[start DATA PROVIDED]

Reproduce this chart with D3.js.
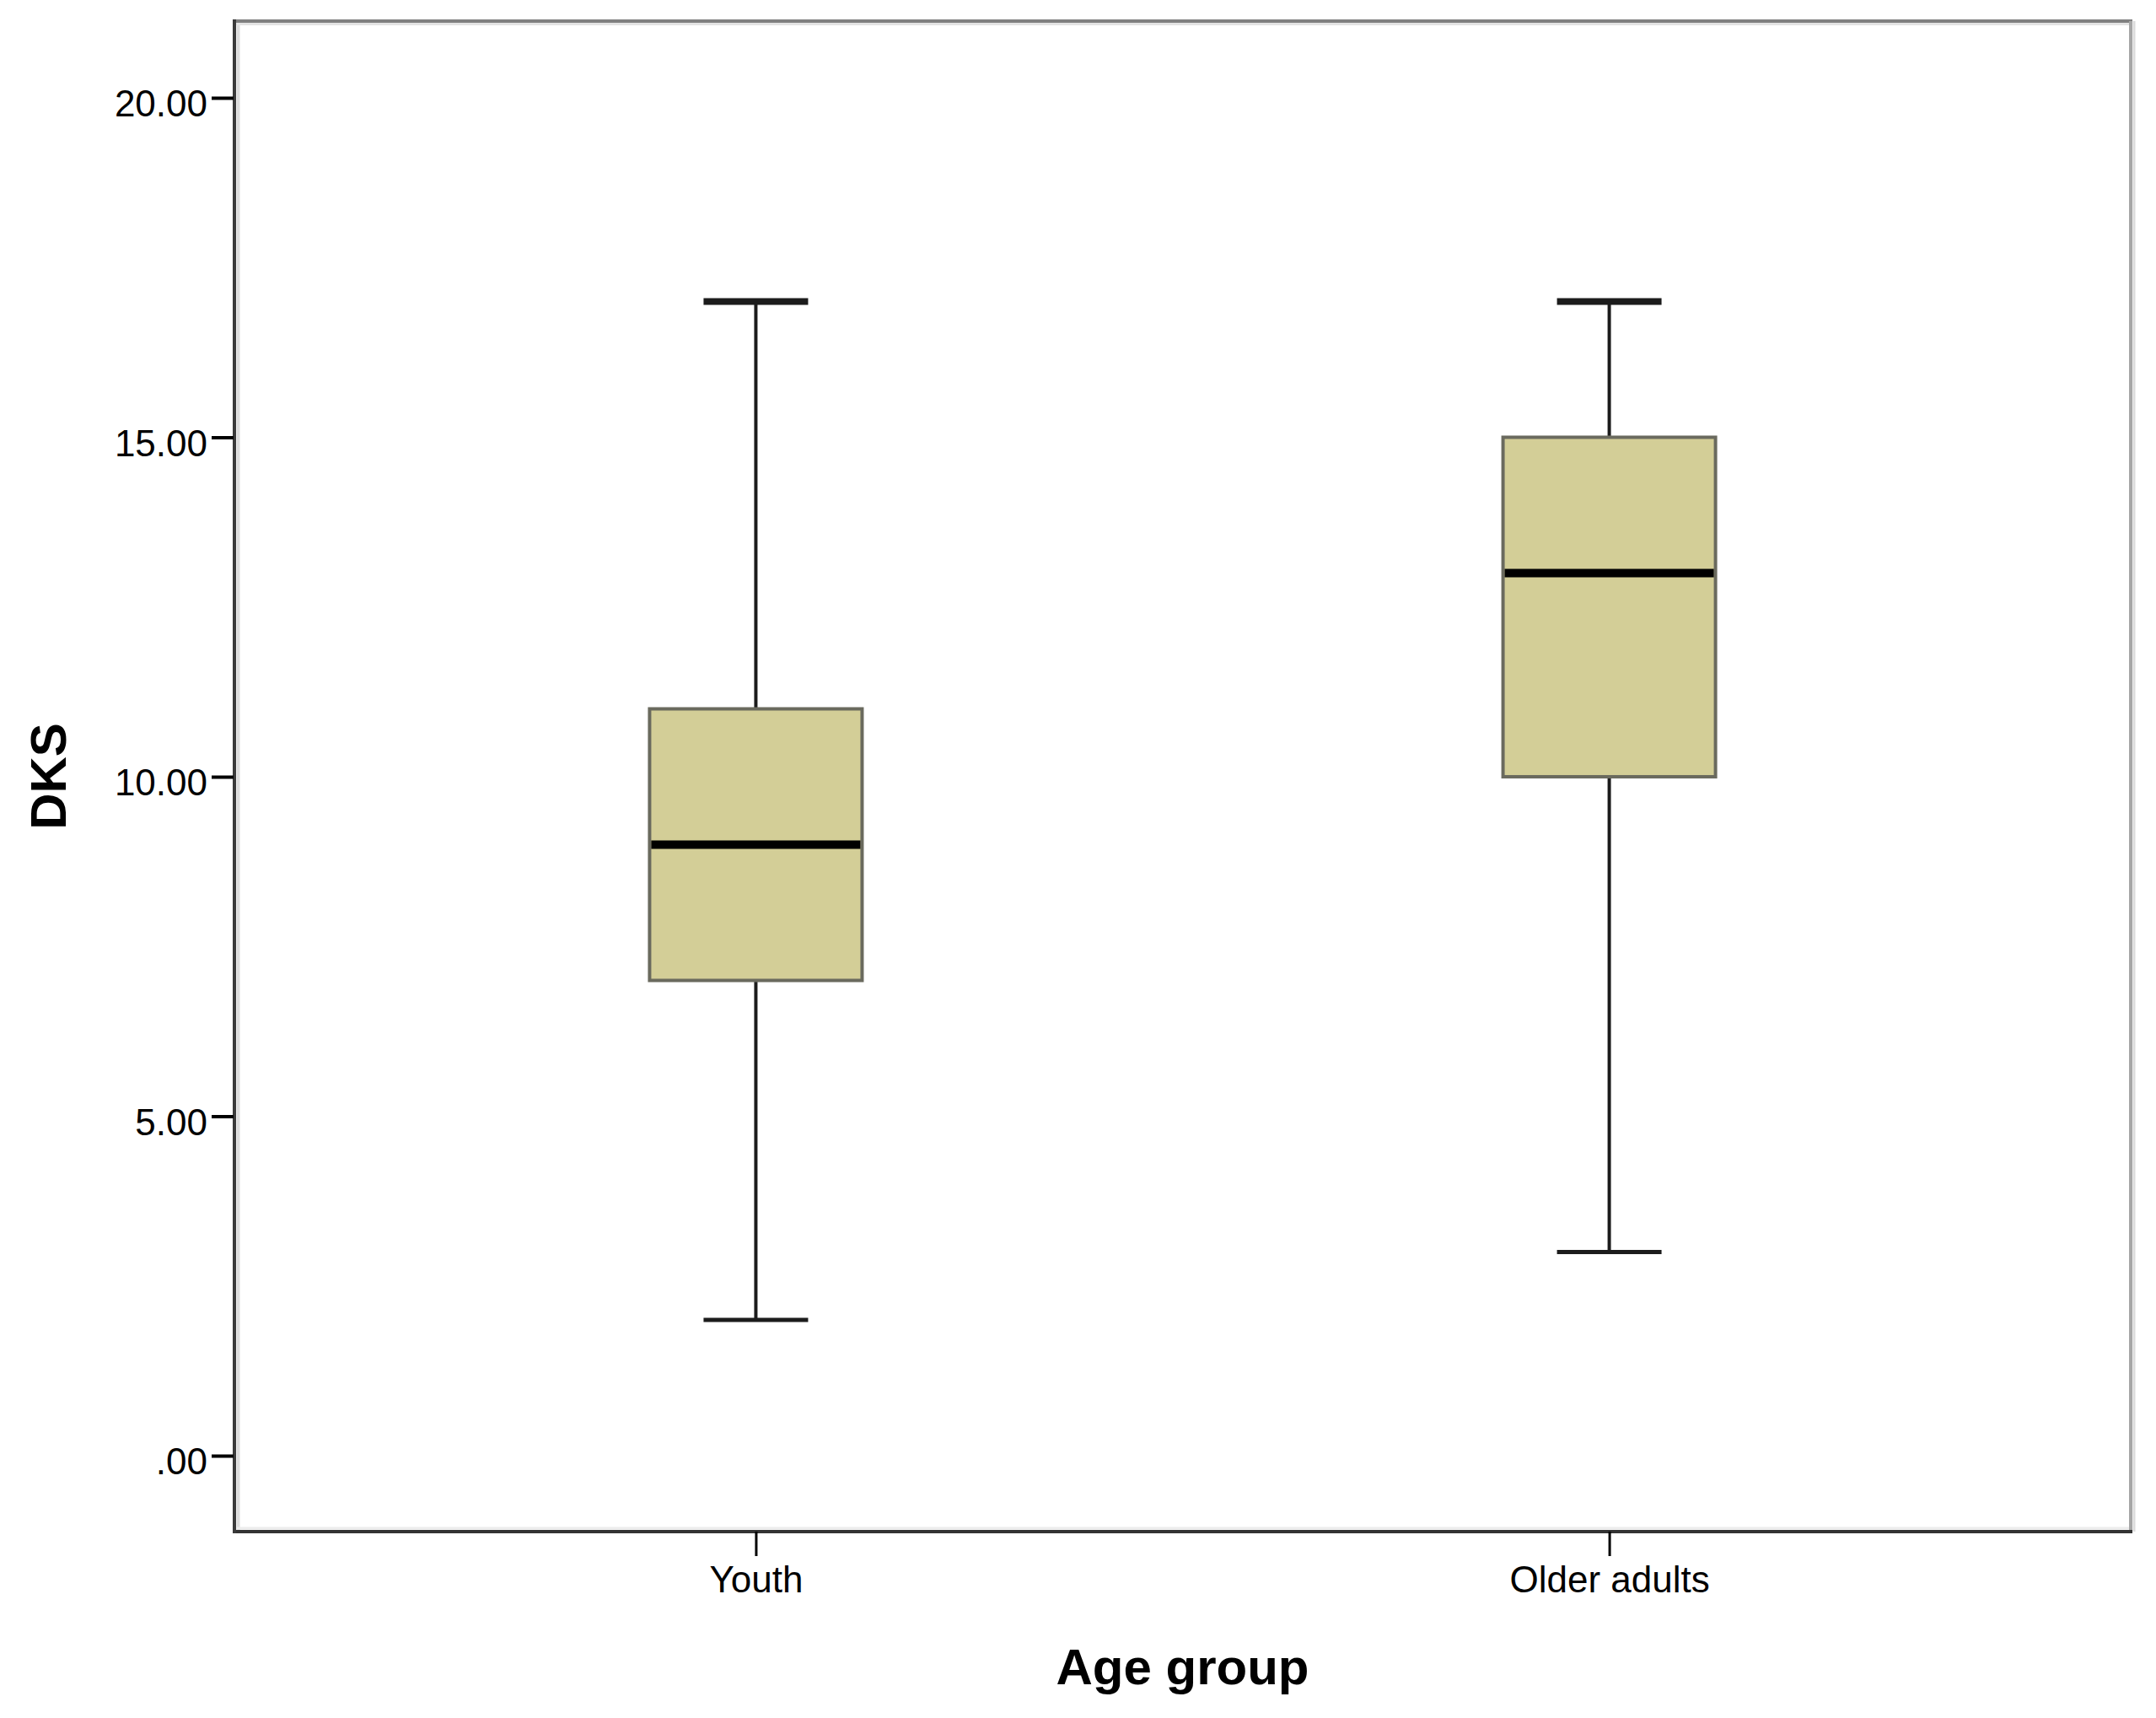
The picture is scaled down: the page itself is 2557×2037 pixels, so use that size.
<!DOCTYPE html>
<html>
<head>
<meta charset="utf-8">
<script src="https://cdn.jsdelivr.net/npm/d3@7"></script>
<style>
  html, body { margin: 0; padding: 0; background: #fff; }
  svg { display: block; }
</style>
</head>
<body>
<svg id="chart" width="2557" height="2037"></svg>
<script>
// ---- data ----
const categories = ["Youth", "Older adults"];
const whiskerLow = [2, 3];
const q1 = [7, 10];
const median = [9, 13];
const q3 = [11, 15];
const whiskerHigh = [17, 17];
const yTicks = [0, 5, 10, 15, 20];
const xTitle = "Age group";
const yTitle = "DKS";

(function () {
// ---- layout ----
const W = 2557, H = 2037;
const pLeft = 278, pRight = 2527, pTop = 25, pBottom = 1816;
const FONT = "Arial, 'Liberation Sans', Helvetica, sans-serif";

const svg = d3.select("#chart");
svg.append("rect").attr("width", W).attr("height", H).attr("fill", "#fff");

const y = d3.scaleLinear().domain([-1.118, 21.13]).range([pBottom, pTop]);
const x = d3.scalePoint().domain(categories).range([pLeft, pRight]).padding(0.611);
const step = x.step();
const boxW = step * 0.249;
const capW = 124;

const data = categories.map((c, i) => ({
  c, lo: whiskerLow[i], q1: q1[i], med: median[i], q3: q3[i], hi: whiskerHigh[i]
}));

// frame (SPSS-style)
const frame = svg.append("g");
frame.append("line").attr("x1", 282.5).attr("x2", 282.5).attr("y1", pTop).attr("y2", pBottom)
  .attr("stroke", "#dcdcdc").attr("stroke-width", 4);
frame.append("line").attr("x1", pLeft).attr("x2", pRight).attr("y1", 28.5).attr("y2", 28.5)
  .attr("stroke", "#e3e3e3").attr("stroke-width", 3);
frame.append("line").attr("x1", pLeft).attr("x2", pRight).attr("y1", pBottom - 4).attr("y2", pBottom - 4)
  .attr("stroke", "#ececec").attr("stroke-width", 3);
frame.append("line").attr("x1", pLeft).attr("x2", pRight + 2).attr("y1", pTop).attr("y2", pTop)
  .attr("stroke", "#808080").attr("stroke-width", 4);
frame.append("line").attr("x1", pRight + 4).attr("x2", pRight + 4).attr("y1", pTop).attr("y2", pBottom)
  .attr("stroke", "#dcdcdc").attr("stroke-width", 3);
frame.append("line").attr("x1", pRight).attr("x2", pRight).attr("y1", pTop).attr("y2", pBottom)
  .attr("stroke", "#a6a6a6").attr("stroke-width", 4);
frame.append("line").attr("x1", pLeft).attr("x2", pRight + 2).attr("y1", pBottom).attr("y2", pBottom)
  .attr("stroke", "#333").attr("stroke-width", 4);
frame.append("line").attr("x1", pLeft).attr("x2", pLeft).attr("y1", pTop - 2).attr("y2", pBottom + 2)
  .attr("stroke", "#3a3a3a").attr("stroke-width", 4);

// y axis
const fmt = v => d3.format(".2f")(v).replace(/^0\./, ".");
const yAxis = svg.append("g").attr("transform", `translate(${pLeft - 1},0)`)
  .call(d3.axisLeft(y).tickValues(yTicks).tickFormat(fmt).tickSize(26).tickPadding(5));
yAxis.select(".domain").remove();
yAxis.selectAll(".tick line").attr("stroke", "#000").attr("stroke-width", 4);
yAxis.selectAll(".tick text").attr("font-family", FONT).attr("font-size", 44)
  .attr("fill", "#000").attr("dy", 22);

// x axis
const xAxis = svg.append("g").attr("transform", `translate(0,${pBottom})`)
  .call(d3.axisBottom(x).tickSize(29).tickPadding(12));
xAxis.select(".domain").remove();
xAxis.selectAll(".tick line").attr("stroke", "#000").attr("stroke-width", 3);
xAxis.selectAll(".tick text").attr("font-family", FONT).attr("font-size", 44).attr("fill", "#000");

// boxes
const g = svg.append("g");
const b = g.selectAll("g.box").data(data).join("g").attr("class", "box");

// whiskers
b.append("line").attr("x1", d => x(d.c)).attr("x2", d => x(d.c))
  .attr("y1", d => y(d.hi)).attr("y2", d => y(d.q3))
  .attr("stroke", "#1c1c1c").attr("stroke-width", 4);
b.append("line").attr("x1", d => x(d.c)).attr("x2", d => x(d.c))
  .attr("y1", d => y(d.q1)).attr("y2", d => y(d.lo))
  .attr("stroke", "#1c1c1c").attr("stroke-width", 4);
// caps
b.append("line").attr("x1", d => x(d.c) - capW / 2).attr("x2", d => x(d.c) + capW / 2)
  .attr("y1", d => y(d.hi)).attr("y2", d => y(d.hi))
  .attr("stroke", "#1c1c1c").attr("stroke-width", 8);
b.append("line").attr("x1", d => x(d.c) - capW / 2).attr("x2", d => x(d.c) + capW / 2)
  .attr("y1", d => y(d.lo)).attr("y2", d => y(d.lo))
  .attr("stroke", "#1c1c1c").attr("stroke-width", 5);
// box
b.append("rect").attr("x", d => x(d.c) - boxW / 2).attr("width", boxW)
  .attr("y", d => y(d.q3)).attr("height", d => y(d.q1) - y(d.q3))
  .attr("fill", "#d3ce97").attr("stroke", "#6a6a5e").attr("stroke-width", 4);
// median
b.append("line").attr("x1", d => x(d.c) - boxW / 2 + 2).attr("x2", d => x(d.c) + boxW / 2 - 2)
  .attr("y1", d => y(d.med)).attr("y2", d => y(d.med))
  .attr("stroke", "#000").attr("stroke-width", 10);

// axis titles
svg.append("text").attr("x", (pLeft + pRight) / 2).attr("y", 1997)
  .attr("text-anchor", "middle").attr("font-family", FONT).attr("font-weight", "bold")
  .attr("font-size", 60).attr("fill", "#000").text(xTitle);
svg.append("text").attr("transform", `translate(78,${(pTop + pBottom) / 2}) rotate(-90)`)
  .attr("text-anchor", "middle").attr("font-family", FONT).attr("font-weight", "bold")
  .attr("font-size", 60).attr("fill", "#000").text(yTitle);
})();
</script>
</body>
</html>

[end DATA PROVIDED]

DESCRIPTION OF THE TASK. Repeat the data exactly, dropping every picture it holds.

ANSWER TO THE TASK.
Reproduce this chart with D3.js.
The picture is scaled down: the page itself is 2557×2037 pixels, so use that size.
<!DOCTYPE html>
<html>
<head>
<meta charset="utf-8">
<script src="https://cdn.jsdelivr.net/npm/d3@7"></script>
<style>
  html, body { margin: 0; padding: 0; background: #fff; }
  svg { display: block; }
</style>
</head>
<body>
<svg id="chart" width="2557" height="2037"></svg>
<script>
// ---- data ----
const categories = ["Youth", "Older adults"];
const whiskerLow = [2, 3];
const q1 = [7, 10];
const median = [9, 13];
const q3 = [11, 15];
const whiskerHigh = [17, 17];
const yTicks = [0, 5, 10, 15, 20];
const xTitle = "Age group";
const yTitle = "DKS";

(function () {
// ---- layout ----
const W = 2557, H = 2037;
const pLeft = 278, pRight = 2527, pTop = 25, pBottom = 1816;
const FONT = "Arial, 'Liberation Sans', Helvetica, sans-serif";

const svg = d3.select("#chart");
svg.append("rect").attr("width", W).attr("height", H).attr("fill", "#fff");

const y = d3.scaleLinear().domain([-1.118, 21.13]).range([pBottom, pTop]);
const x = d3.scalePoint().domain(categories).range([pLeft, pRight]).padding(0.611);
const step = x.step();
const boxW = step * 0.249;
const capW = 124;

const data = categories.map((c, i) => ({
  c, lo: whiskerLow[i], q1: q1[i], med: median[i], q3: q3[i], hi: whiskerHigh[i]
}));

// frame (SPSS-style)
const frame = svg.append("g");
frame.append("line").attr("x1", 282.5).attr("x2", 282.5).attr("y1", pTop).attr("y2", pBottom)
  .attr("stroke", "#dcdcdc").attr("stroke-width", 4);
frame.append("line").attr("x1", pLeft).attr("x2", pRight).attr("y1", 28.5).attr("y2", 28.5)
  .attr("stroke", "#e3e3e3").attr("stroke-width", 3);
frame.append("line").attr("x1", pLeft).attr("x2", pRight).attr("y1", pBottom - 4).attr("y2", pBottom - 4)
  .attr("stroke", "#ececec").attr("stroke-width", 3);
frame.append("line").attr("x1", pLeft).attr("x2", pRight + 2).attr("y1", pTop).attr("y2", pTop)
  .attr("stroke", "#808080").attr("stroke-width", 4);
frame.append("line").attr("x1", pRight + 4).attr("x2", pRight + 4).attr("y1", pTop).attr("y2", pBottom)
  .attr("stroke", "#dcdcdc").attr("stroke-width", 3);
frame.append("line").attr("x1", pRight).attr("x2", pRight).attr("y1", pTop).attr("y2", pBottom)
  .attr("stroke", "#a6a6a6").attr("stroke-width", 4);
frame.append("line").attr("x1", pLeft).attr("x2", pRight + 2).attr("y1", pBottom).attr("y2", pBottom)
  .attr("stroke", "#333").attr("stroke-width", 4);
frame.append("line").attr("x1", pLeft).attr("x2", pLeft).attr("y1", pTop - 2).attr("y2", pBottom + 2)
  .attr("stroke", "#3a3a3a").attr("stroke-width", 4);

// y axis
const fmt = v => d3.format(".2f")(v).replace(/^0\./, ".");
const yAxis = svg.append("g").attr("transform", `translate(${pLeft - 1},0)`)
  .call(d3.axisLeft(y).tickValues(yTicks).tickFormat(fmt).tickSize(26).tickPadding(5));
yAxis.select(".domain").remove();
yAxis.selectAll(".tick line").attr("stroke", "#000").attr("stroke-width", 4);
yAxis.selectAll(".tick text").attr("font-family", FONT).attr("font-size", 44)
  .attr("fill", "#000").attr("dy", 22);

// x axis
const xAxis = svg.append("g").attr("transform", `translate(0,${pBottom})`)
  .call(d3.axisBottom(x).tickSize(29).tickPadding(12));
xAxis.select(".domain").remove();
xAxis.selectAll(".tick line").attr("stroke", "#000").attr("stroke-width", 3);
xAxis.selectAll(".tick text").attr("font-family", FONT).attr("font-size", 44).attr("fill", "#000");

// boxes
const g = svg.append("g");
const b = g.selectAll("g.box").data(data).join("g").attr("class", "box");

// whiskers
b.append("line").attr("x1", d => x(d.c)).attr("x2", d => x(d.c))
  .attr("y1", d => y(d.hi)).attr("y2", d => y(d.q3))
  .attr("stroke", "#1c1c1c").attr("stroke-width", 4);
b.append("line").attr("x1", d => x(d.c)).attr("x2", d => x(d.c))
  .attr("y1", d => y(d.q1)).attr("y2", d => y(d.lo))
  .attr("stroke", "#1c1c1c").attr("stroke-width", 4);
// caps
b.append("line").attr("x1", d => x(d.c) - capW / 2).attr("x2", d => x(d.c) + capW / 2)
  .attr("y1", d => y(d.hi)).attr("y2", d => y(d.hi))
  .attr("stroke", "#1c1c1c").attr("stroke-width", 8);
b.append("line").attr("x1", d => x(d.c) - capW / 2).attr("x2", d => x(d.c) + capW / 2)
  .attr("y1", d => y(d.lo)).attr("y2", d => y(d.lo))
  .attr("stroke", "#1c1c1c").attr("stroke-width", 5);
// box
b.append("rect").attr("x", d => x(d.c) - boxW / 2).attr("width", boxW)
  .attr("y", d => y(d.q3)).attr("height", d => y(d.q1) - y(d.q3))
  .attr("fill", "#d3ce97").attr("stroke", "#6a6a5e").attr("stroke-width", 4);
// median
b.append("line").attr("x1", d => x(d.c) - boxW / 2 + 2).attr("x2", d => x(d.c) + boxW / 2 - 2)
  .attr("y1", d => y(d.med)).attr("y2", d => y(d.med))
  .attr("stroke", "#000").attr("stroke-width", 10);

// axis titles
svg.append("text").attr("x", (pLeft + pRight) / 2).attr("y", 1997)
  .attr("text-anchor", "middle").attr("font-family", FONT).attr("font-weight", "bold")
  .attr("font-size", 60).attr("fill", "#000").text(xTitle);
svg.append("text").attr("transform", `translate(78,${(pTop + pBottom) / 2}) rotate(-90)`)
  .attr("text-anchor", "middle").attr("font-family", FONT).attr("font-weight", "bold")
  .attr("font-size", 60).attr("fill", "#000").text(yTitle);
})();
</script>
</body>
</html>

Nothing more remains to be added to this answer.